Charles Plumb was a U.S. Naval Academy graduate, one of the original Top Gun pilots, and a pilot in Vietnam. On May 19, 1967, during his 75th combat mission (five days before the end of his tour), his plane was shot down. He ejected and parachuted into enemy hands, where he spent six years in a Vietnamese prison. He survived the ordeal and now speaks to share his lessons learned from that experience.
One day, Plumb and his wife were sitting in a restaurant when a man came up and said, “You’re Plumb! You flew jet fighters in Vietnam from the aircraft carrier Kitty Hawk. You were shot down!”
“How in the world did you know that?” Plumb asked cautiously and curiously.
“I packed your parachute,” the man replied. Plumb gasped in surprise and gratitude. The man pumped his hand and said, “I guess it worked!”
Plumb assured him, “It sure did. If that chute hadn’t worked, I wouldn’t be here today.”
That night, thinking about the man, Plumb couldn’t sleep. He thought of the many hours the sailor had spent on a long wooden table in the bowels of the ship, carefully folding the silks of each chute, holding someone’s fate in his hands.

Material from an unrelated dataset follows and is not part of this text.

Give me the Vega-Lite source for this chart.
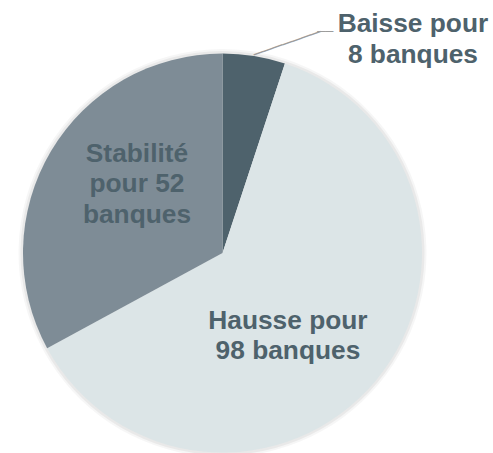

Plumb later said, “I kept wondering what he might have looked like in a Navy uniform—white hat, bib in the back, bell-bottom trousers. I wondered how many times I might have seen him and not even said, “Good morning, how are you?” because, you see, I was a fighter pilot, and he was just a sailor.”
We all have someone who supports our success the way that sailor ensured Plumb’s survival. Focus on each person and their individual contributions, not their titles. Remember, at the end of the day, your success is based more on what your people do than on what you do.
So, who’s packing your parachute, and are you making them feel appreciated?